■ Material provided
--- START ---

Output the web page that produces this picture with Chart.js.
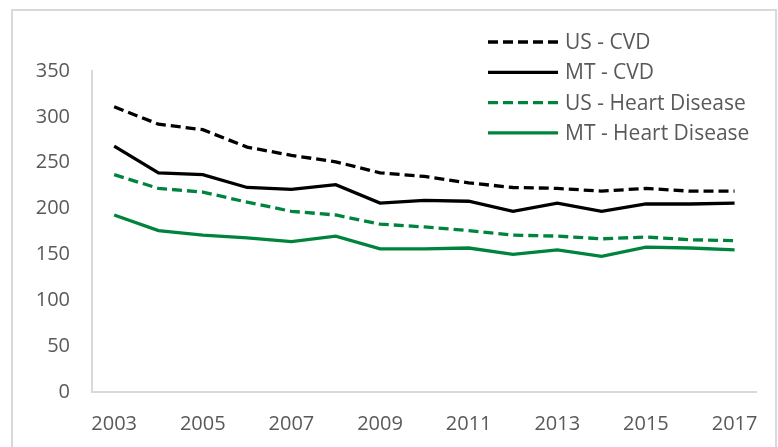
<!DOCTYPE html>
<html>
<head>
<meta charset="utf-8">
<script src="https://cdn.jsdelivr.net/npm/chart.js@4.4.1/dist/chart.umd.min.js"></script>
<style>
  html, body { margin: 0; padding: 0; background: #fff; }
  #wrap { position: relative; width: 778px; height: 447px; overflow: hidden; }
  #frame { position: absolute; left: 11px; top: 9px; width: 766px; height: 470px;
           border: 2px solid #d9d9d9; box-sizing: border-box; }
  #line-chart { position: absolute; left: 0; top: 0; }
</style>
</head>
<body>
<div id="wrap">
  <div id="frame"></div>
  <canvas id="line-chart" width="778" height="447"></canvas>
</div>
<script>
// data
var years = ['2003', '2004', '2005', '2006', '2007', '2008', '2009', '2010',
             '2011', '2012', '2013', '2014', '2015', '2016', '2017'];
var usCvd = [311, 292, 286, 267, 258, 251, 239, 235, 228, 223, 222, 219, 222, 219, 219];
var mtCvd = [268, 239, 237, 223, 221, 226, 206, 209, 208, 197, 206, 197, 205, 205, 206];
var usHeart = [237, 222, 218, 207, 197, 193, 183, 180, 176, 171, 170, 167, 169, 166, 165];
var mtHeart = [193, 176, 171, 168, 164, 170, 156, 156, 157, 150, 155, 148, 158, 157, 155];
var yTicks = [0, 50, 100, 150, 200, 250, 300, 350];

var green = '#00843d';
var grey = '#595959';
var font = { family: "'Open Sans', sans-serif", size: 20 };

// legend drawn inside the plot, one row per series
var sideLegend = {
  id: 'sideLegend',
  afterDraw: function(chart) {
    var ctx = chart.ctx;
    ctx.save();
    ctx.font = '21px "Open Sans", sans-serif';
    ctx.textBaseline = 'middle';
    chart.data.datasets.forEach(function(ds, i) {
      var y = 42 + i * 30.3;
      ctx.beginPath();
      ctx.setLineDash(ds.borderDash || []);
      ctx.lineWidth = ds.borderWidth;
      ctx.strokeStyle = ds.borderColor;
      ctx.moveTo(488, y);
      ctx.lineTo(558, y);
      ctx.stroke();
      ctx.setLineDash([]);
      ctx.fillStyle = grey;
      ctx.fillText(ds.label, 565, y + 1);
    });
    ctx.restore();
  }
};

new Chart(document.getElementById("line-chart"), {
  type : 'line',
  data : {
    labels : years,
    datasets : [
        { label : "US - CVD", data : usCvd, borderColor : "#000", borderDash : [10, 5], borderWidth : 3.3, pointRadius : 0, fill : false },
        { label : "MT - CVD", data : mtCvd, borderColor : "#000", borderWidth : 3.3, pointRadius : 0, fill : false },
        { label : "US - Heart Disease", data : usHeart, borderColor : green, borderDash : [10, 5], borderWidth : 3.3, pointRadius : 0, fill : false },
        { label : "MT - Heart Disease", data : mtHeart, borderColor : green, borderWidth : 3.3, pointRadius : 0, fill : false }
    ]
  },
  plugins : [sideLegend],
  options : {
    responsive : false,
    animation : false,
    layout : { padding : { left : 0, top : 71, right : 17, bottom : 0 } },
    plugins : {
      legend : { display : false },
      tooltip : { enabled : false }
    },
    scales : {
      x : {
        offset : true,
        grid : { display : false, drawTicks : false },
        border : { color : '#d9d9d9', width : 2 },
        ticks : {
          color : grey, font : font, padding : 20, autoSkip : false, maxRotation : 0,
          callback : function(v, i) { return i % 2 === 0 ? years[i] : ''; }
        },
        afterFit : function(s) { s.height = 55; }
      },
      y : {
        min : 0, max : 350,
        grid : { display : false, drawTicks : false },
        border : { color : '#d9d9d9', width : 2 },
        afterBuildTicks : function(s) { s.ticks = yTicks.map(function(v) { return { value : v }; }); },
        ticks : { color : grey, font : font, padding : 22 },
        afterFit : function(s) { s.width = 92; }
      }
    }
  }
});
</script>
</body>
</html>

--- END ---

Make an exact copy of the listing above. Do not include the pictures.

Output the web page that produces this picture with Chart.js.
<!DOCTYPE html>
<html>
<head>
<meta charset="utf-8">
<script src="https://cdn.jsdelivr.net/npm/chart.js@4.4.1/dist/chart.umd.min.js"></script>
<style>
  html, body { margin: 0; padding: 0; background: #fff; }
  #wrap { position: relative; width: 778px; height: 447px; overflow: hidden; }
  #frame { position: absolute; left: 11px; top: 9px; width: 766px; height: 470px;
           border: 2px solid #d9d9d9; box-sizing: border-box; }
  #line-chart { position: absolute; left: 0; top: 0; }
</style>
</head>
<body>
<div id="wrap">
  <div id="frame"></div>
  <canvas id="line-chart" width="778" height="447"></canvas>
</div>
<script>
// data
var years = ['2003', '2004', '2005', '2006', '2007', '2008', '2009', '2010',
             '2011', '2012', '2013', '2014', '2015', '2016', '2017'];
var usCvd = [311, 292, 286, 267, 258, 251, 239, 235, 228, 223, 222, 219, 222, 219, 219];
var mtCvd = [268, 239, 237, 223, 221, 226, 206, 209, 208, 197, 206, 197, 205, 205, 206];
var usHeart = [237, 222, 218, 207, 197, 193, 183, 180, 176, 171, 170, 167, 169, 166, 165];
var mtHeart = [193, 176, 171, 168, 164, 170, 156, 156, 157, 150, 155, 148, 158, 157, 155];
var yTicks = [0, 50, 100, 150, 200, 250, 300, 350];

var green = '#00843d';
var grey = '#595959';
var font = { family: "'Open Sans', sans-serif", size: 20 };

// legend drawn inside the plot, one row per series
var sideLegend = {
  id: 'sideLegend',
  afterDraw: function(chart) {
    var ctx = chart.ctx;
    ctx.save();
    ctx.font = '21px "Open Sans", sans-serif';
    ctx.textBaseline = 'middle';
    chart.data.datasets.forEach(function(ds, i) {
      var y = 42 + i * 30.3;
      ctx.beginPath();
      ctx.setLineDash(ds.borderDash || []);
      ctx.lineWidth = ds.borderWidth;
      ctx.strokeStyle = ds.borderColor;
      ctx.moveTo(488, y);
      ctx.lineTo(558, y);
      ctx.stroke();
      ctx.setLineDash([]);
      ctx.fillStyle = grey;
      ctx.fillText(ds.label, 565, y + 1);
    });
    ctx.restore();
  }
};

new Chart(document.getElementById("line-chart"), {
  type : 'line',
  data : {
    labels : years,
    datasets : [
        { label : "US - CVD", data : usCvd, borderColor : "#000", borderDash : [10, 5], borderWidth : 3.3, pointRadius : 0, fill : false },
        { label : "MT - CVD", data : mtCvd, borderColor : "#000", borderWidth : 3.3, pointRadius : 0, fill : false },
        { label : "US - Heart Disease", data : usHeart, borderColor : green, borderDash : [10, 5], borderWidth : 3.3, pointRadius : 0, fill : false },
        { label : "MT - Heart Disease", data : mtHeart, borderColor : green, borderWidth : 3.3, pointRadius : 0, fill : false }
    ]
  },
  plugins : [sideLegend],
  options : {
    responsive : false,
    animation : false,
    layout : { padding : { left : 0, top : 71, right : 17, bottom : 0 } },
    plugins : {
      legend : { display : false },
      tooltip : { enabled : false }
    },
    scales : {
      x : {
        offset : true,
        grid : { display : false, drawTicks : false },
        border : { color : '#d9d9d9', width : 2 },
        ticks : {
          color : grey, font : font, padding : 20, autoSkip : false, maxRotation : 0,
          callback : function(v, i) { return i % 2 === 0 ? years[i] : ''; }
        },
        afterFit : function(s) { s.height = 55; }
      },
      y : {
        min : 0, max : 350,
        grid : { display : false, drawTicks : false },
        border : { color : '#d9d9d9', width : 2 },
        afterBuildTicks : function(s) { s.ticks = yTicks.map(function(v) { return { value : v }; }); },
        ticks : { color : grey, font : font, padding : 22 },
        afterFit : function(s) { s.width = 92; }
      }
    }
  }
});
</script>
</body>
</html>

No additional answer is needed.